While I found New Book for the Bible touching, it is not sentimental, and certainly never maudlin. It is honest and real, but not harsh. It is deeply insightful about the relationships between parents and children, relationships that are simultaneously, and often bewilderingly, both terribly close and oddly distant. It causes the viewer to nod in recognition and in that experience of recognition to feel both known and understood, despite one’s foibles.
The story is based on Cain’s own family and particularly his experience of moving in with his fiercely independent mother, Mary, after she had been told she has six months to live. As such, the play will speak especially to those who have had or may be in the midst of caring for elderly parents, and know the mysterious ambivalances that mark such relationships and chapters of life.
Sometimes its all a little maddening, as when Mary pulls herself together for the guy who is supposed to deliver a fancy four-footed cane. Suddenly at his knock, she is full of vim and vigor, convincing the visitor she really has no need of such help. But as soon as the door is closed Mary reverts to being painfully bent over and nearly unable to walk. And both are true. She’s in pain and needs help. And she is brave and proud and denies that she needs any help at all, thanks very much.
But Cain’s drama isn’t limited to end-of-life matters. From that fulcrum Cain ranges over the larger story of his family and of the marriage of his parents, Pete and Mary Cain, whose ordinary lives help us to notice and pay attention to what’s extraordinary in the ordinary.
There’s Bill as a little boy dropping, and shattering, his birthday pumpkin, which his father patiently knits back together with toothpicks. There’s a visit to the Vietnam memorial with his brother, Paul, a Vietnam vet. At the Wall, Paul insists he can’t be there and they must leave right now. But then, sometime after midnight, Paul wakes Bill, insisting they return to the Wall because he just has to.
Cain is a Jesuit priest whose vocation has led him to teach middle school in the Bronx as well as write for the stage and television, both venues where he has won prestigious awards. Some reviewers have puzzled about how his priestly vocation fits into all this, and into the story that is told in the play.
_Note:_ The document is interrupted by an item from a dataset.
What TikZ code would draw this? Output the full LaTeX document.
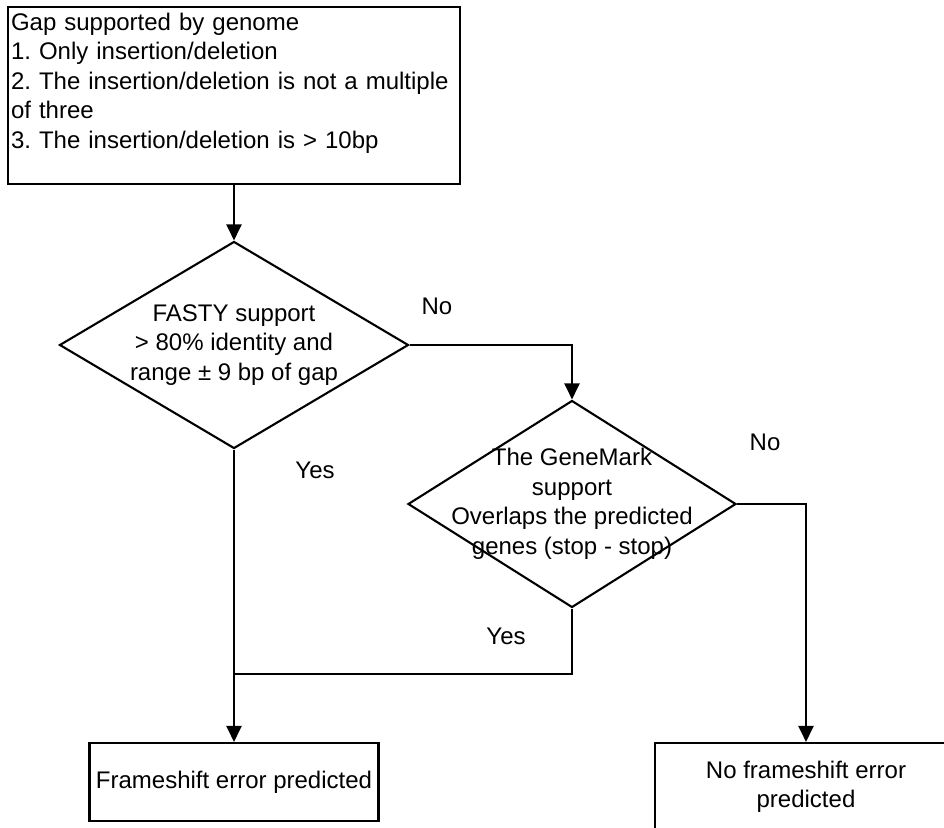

Superficially, I suppose, you can understand such questions. Cain’s character is seldom in priestly garb, is never seen praying a rosary, and his dialogue is spiked with profanity. If you think of priests only in terms of stereotypes, he doesn’t fit.
But there are two ways in which his vocation figures into the play. One is a characteristic gesture made by his character. The gesture is one of uplifted hands. Sometimes the hands are lifted in blessing, but more often they seem to reaching to connect two worlds. And as a matter of fact that is a classic description of the work and role of the priest. A priest is a mediating figure, who stands between. A priest represents God to people but then turns around and represents people to God.
But at a deeper level what Cain wants us to see is the intense sacredness of ordinary life as well as the significance of the lives of ordinary people, of their living and their dying.
This is at the idea of the play’s title, How to Write a New Book for the Bible. Cain doesn’t believe that God’s revelation ended with the Bible’s last book, Revelation (which he refers to at one point as “bad science fiction”). Cain believes that God continues to speak, to reveal, to communicate and that one of the places that God does this most reliably is in the crucible and stories of family.
I suspect that many people may think that their family is the very last place they’d look for the holy or the sacred or the redemptive. For many, family seems to be something to get away from and leave behind as quickly as possible. But Cain’s story invites us to take another look and perhaps to find grace and revelation in what’s right under our noses.
While Cain is a Jesuit, he seems to have taken a leaf from the book of the Benedictine Order which counsels, “Do not seek the extraordinary; rather, baptize the ordinary.”